• **REQUIREMENTS**: Skip the pictures. Set down, word for word, the lines from the start of the material up to and including the line with "fig = plt.figure(figsize=(W".

• **SUPPLIED DATA**:
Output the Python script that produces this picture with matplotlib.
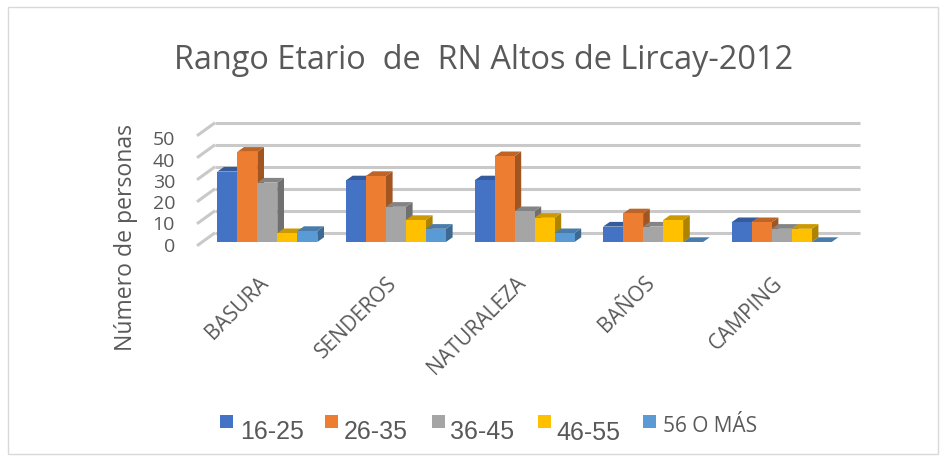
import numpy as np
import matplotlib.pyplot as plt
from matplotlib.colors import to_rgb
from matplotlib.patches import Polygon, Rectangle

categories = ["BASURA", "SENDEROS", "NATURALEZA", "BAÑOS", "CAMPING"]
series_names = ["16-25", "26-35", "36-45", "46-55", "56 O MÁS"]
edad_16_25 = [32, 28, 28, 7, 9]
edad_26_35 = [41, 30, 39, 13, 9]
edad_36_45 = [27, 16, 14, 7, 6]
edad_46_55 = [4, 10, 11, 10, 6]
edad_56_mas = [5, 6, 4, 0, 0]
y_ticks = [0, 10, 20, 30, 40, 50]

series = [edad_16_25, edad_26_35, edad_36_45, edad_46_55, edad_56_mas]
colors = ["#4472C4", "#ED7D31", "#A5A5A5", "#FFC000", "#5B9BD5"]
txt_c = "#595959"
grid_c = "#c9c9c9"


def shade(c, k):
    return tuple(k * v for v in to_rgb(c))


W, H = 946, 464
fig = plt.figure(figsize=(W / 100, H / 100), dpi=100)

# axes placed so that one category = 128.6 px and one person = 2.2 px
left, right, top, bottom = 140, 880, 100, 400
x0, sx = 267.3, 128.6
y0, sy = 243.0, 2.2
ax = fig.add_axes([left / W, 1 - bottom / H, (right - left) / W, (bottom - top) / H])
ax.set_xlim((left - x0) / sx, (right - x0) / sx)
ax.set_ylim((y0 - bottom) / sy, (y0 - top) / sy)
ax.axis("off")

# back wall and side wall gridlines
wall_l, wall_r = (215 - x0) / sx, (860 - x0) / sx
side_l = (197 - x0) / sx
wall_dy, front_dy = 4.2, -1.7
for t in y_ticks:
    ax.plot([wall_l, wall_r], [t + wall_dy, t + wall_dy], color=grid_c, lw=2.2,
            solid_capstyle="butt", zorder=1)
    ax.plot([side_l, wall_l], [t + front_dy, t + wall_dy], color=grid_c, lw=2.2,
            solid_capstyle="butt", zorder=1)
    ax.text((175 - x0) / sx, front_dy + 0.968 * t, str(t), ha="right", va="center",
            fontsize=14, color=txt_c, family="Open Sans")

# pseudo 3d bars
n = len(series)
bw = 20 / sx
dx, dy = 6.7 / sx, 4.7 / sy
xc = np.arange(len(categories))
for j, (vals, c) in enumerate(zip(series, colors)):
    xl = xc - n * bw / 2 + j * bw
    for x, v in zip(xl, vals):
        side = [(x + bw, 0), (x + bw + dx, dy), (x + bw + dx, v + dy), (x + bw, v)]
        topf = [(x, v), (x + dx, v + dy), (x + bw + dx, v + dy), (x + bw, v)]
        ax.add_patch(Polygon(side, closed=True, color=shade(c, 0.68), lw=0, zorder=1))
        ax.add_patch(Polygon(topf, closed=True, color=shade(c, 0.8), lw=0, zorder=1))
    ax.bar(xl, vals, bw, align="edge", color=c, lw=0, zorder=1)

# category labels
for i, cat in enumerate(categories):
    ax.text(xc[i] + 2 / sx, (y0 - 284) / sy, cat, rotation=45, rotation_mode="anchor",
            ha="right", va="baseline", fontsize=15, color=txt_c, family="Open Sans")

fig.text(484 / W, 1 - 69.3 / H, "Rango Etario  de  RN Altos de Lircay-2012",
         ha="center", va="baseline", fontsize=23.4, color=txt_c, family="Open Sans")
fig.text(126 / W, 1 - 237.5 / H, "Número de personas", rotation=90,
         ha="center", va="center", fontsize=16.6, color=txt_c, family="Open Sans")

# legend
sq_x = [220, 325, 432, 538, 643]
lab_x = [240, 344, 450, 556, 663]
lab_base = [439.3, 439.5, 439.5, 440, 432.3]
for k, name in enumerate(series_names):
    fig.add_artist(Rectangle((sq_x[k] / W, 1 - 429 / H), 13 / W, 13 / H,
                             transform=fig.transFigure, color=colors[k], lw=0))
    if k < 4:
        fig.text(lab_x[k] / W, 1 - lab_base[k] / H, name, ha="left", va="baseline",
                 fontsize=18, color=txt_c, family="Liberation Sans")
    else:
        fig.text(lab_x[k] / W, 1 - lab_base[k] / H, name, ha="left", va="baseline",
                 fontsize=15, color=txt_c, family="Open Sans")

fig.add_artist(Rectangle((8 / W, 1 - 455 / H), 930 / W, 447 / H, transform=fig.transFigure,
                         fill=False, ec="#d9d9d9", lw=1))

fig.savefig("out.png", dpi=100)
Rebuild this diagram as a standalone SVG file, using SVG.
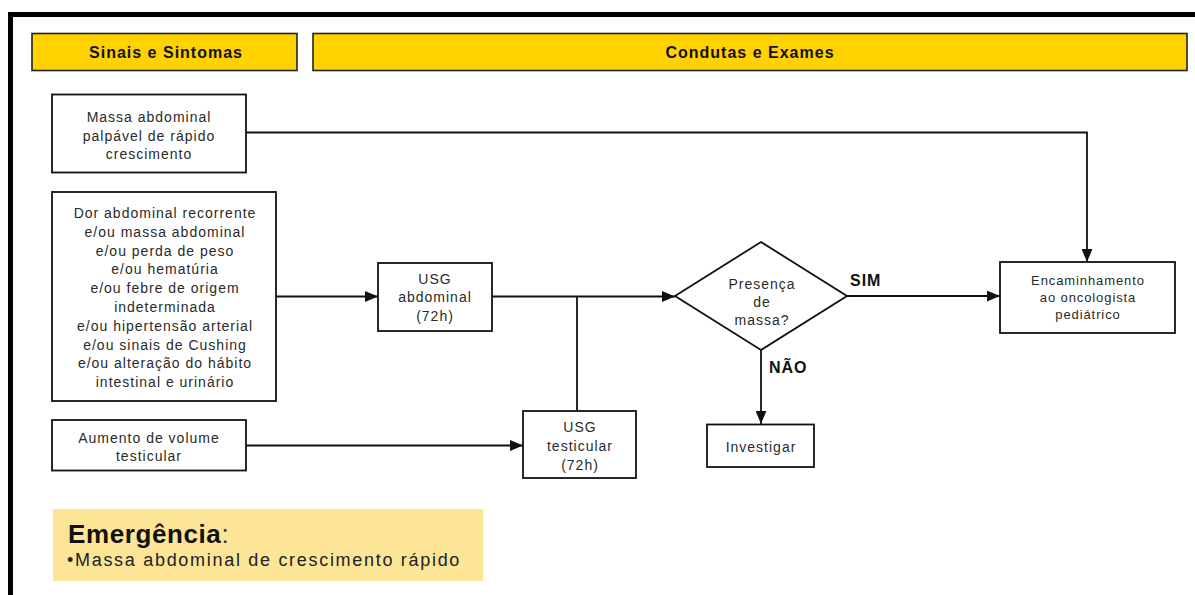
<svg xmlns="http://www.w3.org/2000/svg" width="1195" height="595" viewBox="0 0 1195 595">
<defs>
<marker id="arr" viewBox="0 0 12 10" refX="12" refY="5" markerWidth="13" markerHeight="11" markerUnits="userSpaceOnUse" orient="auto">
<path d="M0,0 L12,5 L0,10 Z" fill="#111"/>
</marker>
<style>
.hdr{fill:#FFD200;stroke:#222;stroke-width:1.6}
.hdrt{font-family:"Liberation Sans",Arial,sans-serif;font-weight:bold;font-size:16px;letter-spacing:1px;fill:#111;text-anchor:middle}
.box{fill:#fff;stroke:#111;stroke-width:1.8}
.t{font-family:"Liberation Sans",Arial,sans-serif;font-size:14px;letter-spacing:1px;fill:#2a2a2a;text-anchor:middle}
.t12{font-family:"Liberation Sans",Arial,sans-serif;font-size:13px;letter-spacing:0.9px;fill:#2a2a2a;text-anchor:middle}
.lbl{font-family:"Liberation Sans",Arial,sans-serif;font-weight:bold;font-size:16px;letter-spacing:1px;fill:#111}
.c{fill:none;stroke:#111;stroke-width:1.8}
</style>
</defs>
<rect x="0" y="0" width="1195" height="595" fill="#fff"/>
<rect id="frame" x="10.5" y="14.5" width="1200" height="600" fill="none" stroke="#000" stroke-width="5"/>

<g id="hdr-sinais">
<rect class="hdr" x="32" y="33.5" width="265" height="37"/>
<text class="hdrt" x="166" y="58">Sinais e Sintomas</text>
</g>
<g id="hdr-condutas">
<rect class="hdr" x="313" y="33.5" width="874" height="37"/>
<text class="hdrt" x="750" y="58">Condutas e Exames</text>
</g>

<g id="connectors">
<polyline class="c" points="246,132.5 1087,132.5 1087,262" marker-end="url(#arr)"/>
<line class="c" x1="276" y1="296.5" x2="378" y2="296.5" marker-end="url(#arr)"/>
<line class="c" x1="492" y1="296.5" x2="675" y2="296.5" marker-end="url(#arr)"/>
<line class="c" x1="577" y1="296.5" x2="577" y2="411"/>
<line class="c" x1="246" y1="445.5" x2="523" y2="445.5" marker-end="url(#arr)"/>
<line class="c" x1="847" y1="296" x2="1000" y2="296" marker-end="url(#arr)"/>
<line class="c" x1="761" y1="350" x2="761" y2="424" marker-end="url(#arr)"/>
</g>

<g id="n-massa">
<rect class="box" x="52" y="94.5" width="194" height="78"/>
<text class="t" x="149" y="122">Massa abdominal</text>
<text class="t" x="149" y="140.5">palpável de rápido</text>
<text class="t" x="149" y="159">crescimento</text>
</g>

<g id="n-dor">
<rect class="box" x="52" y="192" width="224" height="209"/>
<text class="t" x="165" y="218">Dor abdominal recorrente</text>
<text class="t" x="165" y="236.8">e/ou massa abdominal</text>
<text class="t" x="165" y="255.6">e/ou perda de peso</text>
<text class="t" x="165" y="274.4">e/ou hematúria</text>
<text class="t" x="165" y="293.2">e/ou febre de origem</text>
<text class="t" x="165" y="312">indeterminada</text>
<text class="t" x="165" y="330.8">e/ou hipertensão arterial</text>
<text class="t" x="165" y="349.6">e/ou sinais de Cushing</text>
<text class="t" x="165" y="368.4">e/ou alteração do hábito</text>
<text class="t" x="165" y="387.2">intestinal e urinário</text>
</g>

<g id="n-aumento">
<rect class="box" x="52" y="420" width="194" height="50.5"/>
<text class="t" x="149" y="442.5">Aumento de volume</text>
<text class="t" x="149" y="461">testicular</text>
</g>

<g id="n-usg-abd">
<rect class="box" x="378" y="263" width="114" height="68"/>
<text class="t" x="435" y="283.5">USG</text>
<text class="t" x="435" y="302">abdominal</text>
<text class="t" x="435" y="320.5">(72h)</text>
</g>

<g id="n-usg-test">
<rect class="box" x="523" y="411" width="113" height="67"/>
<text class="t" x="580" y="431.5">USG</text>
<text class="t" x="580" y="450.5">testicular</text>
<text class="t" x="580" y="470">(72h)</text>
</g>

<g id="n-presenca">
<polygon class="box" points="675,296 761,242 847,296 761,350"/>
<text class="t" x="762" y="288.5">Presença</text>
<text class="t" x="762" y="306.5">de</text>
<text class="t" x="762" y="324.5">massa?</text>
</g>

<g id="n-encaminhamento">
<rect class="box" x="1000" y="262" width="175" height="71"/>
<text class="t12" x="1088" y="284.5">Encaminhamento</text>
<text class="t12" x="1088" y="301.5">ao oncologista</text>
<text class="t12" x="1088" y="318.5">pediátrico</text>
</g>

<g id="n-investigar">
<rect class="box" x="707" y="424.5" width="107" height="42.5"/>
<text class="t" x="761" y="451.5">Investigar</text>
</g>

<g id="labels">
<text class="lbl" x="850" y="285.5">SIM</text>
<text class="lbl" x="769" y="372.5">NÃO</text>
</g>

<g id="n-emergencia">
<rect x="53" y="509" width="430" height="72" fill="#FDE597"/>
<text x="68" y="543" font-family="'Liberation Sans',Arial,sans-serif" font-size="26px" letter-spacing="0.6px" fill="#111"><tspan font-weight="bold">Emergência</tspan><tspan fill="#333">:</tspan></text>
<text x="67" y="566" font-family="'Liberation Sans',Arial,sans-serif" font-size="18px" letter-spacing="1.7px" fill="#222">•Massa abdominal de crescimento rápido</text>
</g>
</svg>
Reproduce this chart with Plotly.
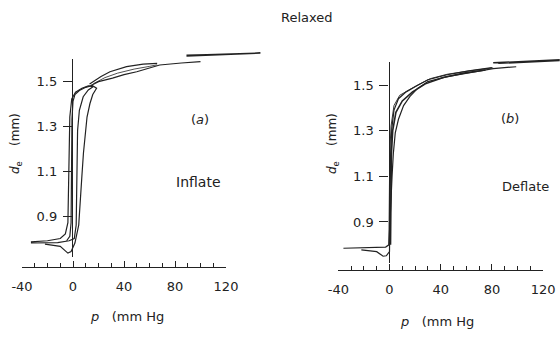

• **WRITTEN SOLUTION**:
Output the Python script that produces this picture with matplotlib.
import numpy as np
import matplotlib.pyplot as plt
from matplotlib.colors import to_rgb
from matplotlib.patches import Polygon, Rectangle

categories = ["BASURA", "SENDEROS", "NATURALEZA", "BAÑOS", "CAMPING"]
series_names = ["16-25", "26-35", "36-45", "46-55", "56 O MÁS"]
edad_16_25 = [32, 28, 28, 7, 9]
edad_26_35 = [41, 30, 39, 13, 9]
edad_36_45 = [27, 16, 14, 7, 6]
edad_46_55 = [4, 10, 11, 10, 6]
edad_56_mas = [5, 6, 4, 0, 0]
y_ticks = [0, 10, 20, 30, 40, 50]

series = [edad_16_25, edad_26_35, edad_36_45, edad_46_55, edad_56_mas]
colors = ["#4472C4", "#ED7D31", "#A5A5A5", "#FFC000", "#5B9BD5"]
txt_c = "#595959"
grid_c = "#c9c9c9"


def shade(c, k):
    return tuple(k * v for v in to_rgb(c))


W, H = 946, 464
fig = plt.figure(figsize=(W / 100, H / 100), dpi=100)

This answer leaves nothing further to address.